*Listed records*.
— BEGIN —

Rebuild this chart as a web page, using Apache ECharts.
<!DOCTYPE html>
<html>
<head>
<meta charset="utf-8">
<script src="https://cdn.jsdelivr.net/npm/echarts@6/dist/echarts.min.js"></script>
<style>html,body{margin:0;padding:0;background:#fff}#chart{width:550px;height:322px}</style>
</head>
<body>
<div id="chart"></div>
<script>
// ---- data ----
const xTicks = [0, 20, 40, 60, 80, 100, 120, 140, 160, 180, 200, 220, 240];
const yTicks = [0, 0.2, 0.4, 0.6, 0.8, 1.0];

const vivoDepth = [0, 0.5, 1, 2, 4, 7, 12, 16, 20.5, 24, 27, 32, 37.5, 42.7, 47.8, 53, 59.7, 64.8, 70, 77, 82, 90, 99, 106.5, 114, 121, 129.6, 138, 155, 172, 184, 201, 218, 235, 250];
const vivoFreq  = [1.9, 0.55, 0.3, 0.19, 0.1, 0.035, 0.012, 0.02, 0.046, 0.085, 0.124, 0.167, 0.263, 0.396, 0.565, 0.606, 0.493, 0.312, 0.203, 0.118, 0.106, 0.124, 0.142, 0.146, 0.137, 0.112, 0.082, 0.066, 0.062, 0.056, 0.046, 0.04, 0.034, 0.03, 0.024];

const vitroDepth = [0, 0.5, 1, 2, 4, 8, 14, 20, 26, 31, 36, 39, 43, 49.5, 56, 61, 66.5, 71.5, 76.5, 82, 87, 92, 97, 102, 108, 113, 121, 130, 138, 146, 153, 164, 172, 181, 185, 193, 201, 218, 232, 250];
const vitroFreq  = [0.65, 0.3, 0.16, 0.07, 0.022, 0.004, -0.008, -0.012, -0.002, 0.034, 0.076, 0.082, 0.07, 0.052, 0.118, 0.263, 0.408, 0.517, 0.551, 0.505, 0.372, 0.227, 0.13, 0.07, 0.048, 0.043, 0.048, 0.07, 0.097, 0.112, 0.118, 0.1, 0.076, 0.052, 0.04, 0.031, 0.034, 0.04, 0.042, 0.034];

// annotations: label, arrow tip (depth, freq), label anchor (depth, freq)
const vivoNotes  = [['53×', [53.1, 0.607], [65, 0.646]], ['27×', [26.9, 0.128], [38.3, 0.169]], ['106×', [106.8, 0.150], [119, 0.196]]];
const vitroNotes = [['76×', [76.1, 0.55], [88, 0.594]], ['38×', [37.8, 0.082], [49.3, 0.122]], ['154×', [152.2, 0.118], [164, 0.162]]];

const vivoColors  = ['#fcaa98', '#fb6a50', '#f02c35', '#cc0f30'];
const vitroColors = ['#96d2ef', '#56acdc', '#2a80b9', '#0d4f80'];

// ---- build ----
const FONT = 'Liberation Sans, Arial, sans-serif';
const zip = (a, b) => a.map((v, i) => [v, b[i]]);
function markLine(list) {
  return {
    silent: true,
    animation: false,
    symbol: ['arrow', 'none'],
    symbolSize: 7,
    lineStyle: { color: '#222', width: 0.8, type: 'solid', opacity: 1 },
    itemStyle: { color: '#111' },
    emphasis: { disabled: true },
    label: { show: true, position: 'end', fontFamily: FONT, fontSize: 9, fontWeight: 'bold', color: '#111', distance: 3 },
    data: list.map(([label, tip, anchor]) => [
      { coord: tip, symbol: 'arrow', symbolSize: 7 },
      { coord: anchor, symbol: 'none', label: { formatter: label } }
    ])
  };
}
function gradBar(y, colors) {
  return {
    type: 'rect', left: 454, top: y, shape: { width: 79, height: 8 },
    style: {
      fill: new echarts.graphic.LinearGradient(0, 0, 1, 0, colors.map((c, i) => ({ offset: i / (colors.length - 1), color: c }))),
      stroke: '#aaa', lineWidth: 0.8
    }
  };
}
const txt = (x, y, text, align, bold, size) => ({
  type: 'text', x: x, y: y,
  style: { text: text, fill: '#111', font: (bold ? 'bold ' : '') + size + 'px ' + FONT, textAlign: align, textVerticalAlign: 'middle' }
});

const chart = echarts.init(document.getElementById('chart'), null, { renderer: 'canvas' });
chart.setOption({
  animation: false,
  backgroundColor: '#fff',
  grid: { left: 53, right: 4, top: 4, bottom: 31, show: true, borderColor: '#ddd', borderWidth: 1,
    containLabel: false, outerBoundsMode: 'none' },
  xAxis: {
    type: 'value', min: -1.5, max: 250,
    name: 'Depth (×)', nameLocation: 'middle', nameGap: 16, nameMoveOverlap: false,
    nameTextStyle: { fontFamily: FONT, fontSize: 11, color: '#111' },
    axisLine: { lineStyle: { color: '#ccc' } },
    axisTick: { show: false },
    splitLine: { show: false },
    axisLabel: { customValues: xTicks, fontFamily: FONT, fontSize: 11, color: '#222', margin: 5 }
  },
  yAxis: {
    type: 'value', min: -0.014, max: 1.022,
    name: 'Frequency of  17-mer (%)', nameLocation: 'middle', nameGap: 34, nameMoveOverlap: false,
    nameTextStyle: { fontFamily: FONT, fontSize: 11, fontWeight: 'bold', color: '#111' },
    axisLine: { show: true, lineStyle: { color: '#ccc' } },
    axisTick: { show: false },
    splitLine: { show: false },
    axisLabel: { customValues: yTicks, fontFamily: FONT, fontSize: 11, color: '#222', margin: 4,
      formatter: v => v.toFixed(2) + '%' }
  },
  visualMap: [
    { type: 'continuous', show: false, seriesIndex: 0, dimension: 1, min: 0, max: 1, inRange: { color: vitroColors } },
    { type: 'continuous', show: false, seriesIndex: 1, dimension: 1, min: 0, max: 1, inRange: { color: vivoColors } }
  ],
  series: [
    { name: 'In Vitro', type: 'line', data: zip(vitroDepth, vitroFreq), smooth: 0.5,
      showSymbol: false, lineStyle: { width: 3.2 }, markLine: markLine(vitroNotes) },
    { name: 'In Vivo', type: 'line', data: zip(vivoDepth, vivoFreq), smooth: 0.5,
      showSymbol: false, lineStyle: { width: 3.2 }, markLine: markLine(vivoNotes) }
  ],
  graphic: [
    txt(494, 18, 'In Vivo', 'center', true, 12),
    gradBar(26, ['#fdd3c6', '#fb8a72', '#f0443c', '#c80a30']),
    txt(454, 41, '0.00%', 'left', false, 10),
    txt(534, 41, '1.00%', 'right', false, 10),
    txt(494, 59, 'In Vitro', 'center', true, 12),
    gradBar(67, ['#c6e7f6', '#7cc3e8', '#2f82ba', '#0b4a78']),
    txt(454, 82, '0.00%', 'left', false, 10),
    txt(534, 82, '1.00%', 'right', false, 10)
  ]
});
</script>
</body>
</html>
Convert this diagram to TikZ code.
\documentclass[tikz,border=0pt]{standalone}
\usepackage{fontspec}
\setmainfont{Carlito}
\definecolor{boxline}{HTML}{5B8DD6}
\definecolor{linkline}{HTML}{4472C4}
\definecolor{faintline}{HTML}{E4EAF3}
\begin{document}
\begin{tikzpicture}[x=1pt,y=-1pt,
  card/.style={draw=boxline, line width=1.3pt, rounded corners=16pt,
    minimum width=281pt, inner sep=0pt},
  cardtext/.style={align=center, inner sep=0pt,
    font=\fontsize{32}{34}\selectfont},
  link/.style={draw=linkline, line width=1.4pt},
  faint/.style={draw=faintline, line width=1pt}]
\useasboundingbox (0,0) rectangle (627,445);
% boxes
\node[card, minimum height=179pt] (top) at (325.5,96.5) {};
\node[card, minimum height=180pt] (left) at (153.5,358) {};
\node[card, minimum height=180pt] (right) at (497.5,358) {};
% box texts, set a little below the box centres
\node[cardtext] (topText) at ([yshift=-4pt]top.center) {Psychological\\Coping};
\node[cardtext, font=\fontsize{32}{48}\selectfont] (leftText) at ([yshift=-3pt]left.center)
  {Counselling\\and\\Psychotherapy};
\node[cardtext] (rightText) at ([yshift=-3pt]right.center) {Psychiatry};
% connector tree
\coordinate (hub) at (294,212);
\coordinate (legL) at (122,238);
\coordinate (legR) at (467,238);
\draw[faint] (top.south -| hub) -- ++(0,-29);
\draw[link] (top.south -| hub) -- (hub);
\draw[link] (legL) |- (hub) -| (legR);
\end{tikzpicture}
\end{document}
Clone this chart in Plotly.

— END —

*Aim*.
Set down the lines above as they stand, starting with the first line and ending with the line that contains "0.04, 0.042, 0.034];".

*Output for this exercise*.
Rebuild this chart as a web page, using Apache ECharts.
<!DOCTYPE html>
<html>
<head>
<meta charset="utf-8">
<script src="https://cdn.jsdelivr.net/npm/echarts@6/dist/echarts.min.js"></script>
<style>html,body{margin:0;padding:0;background:#fff}#chart{width:550px;height:322px}</style>
</head>
<body>
<div id="chart"></div>
<script>
// ---- data ----
const xTicks = [0, 20, 40, 60, 80, 100, 120, 140, 160, 180, 200, 220, 240];
const yTicks = [0, 0.2, 0.4, 0.6, 0.8, 1.0];

const vivoDepth = [0, 0.5, 1, 2, 4, 7, 12, 16, 20.5, 24, 27, 32, 37.5, 42.7, 47.8, 53, 59.7, 64.8, 70, 77, 82, 90, 99, 106.5, 114, 121, 129.6, 138, 155, 172, 184, 201, 218, 235, 250];
const vivoFreq  = [1.9, 0.55, 0.3, 0.19, 0.1, 0.035, 0.012, 0.02, 0.046, 0.085, 0.124, 0.167, 0.263, 0.396, 0.565, 0.606, 0.493, 0.312, 0.203, 0.118, 0.106, 0.124, 0.142, 0.146, 0.137, 0.112, 0.082, 0.066, 0.062, 0.056, 0.046, 0.04, 0.034, 0.03, 0.024];

const vitroDepth = [0, 0.5, 1, 2, 4, 8, 14, 20, 26, 31, 36, 39, 43, 49.5, 56, 61, 66.5, 71.5, 76.5, 82, 87, 92, 97, 102, 108, 113, 121, 130, 138, 146, 153, 164, 172, 181, 185, 193, 201, 218, 232, 250];
const vitroFreq  = [0.65, 0.3, 0.16, 0.07, 0.022, 0.004, -0.008, -0.012, -0.002, 0.034, 0.076, 0.082, 0.07, 0.052, 0.118, 0.263, 0.408, 0.517, 0.551, 0.505, 0.372, 0.227, 0.13, 0.07, 0.048, 0.043, 0.048, 0.07, 0.097, 0.112, 0.118, 0.1, 0.076, 0.052, 0.04, 0.031, 0.034, 0.04, 0.042, 0.034];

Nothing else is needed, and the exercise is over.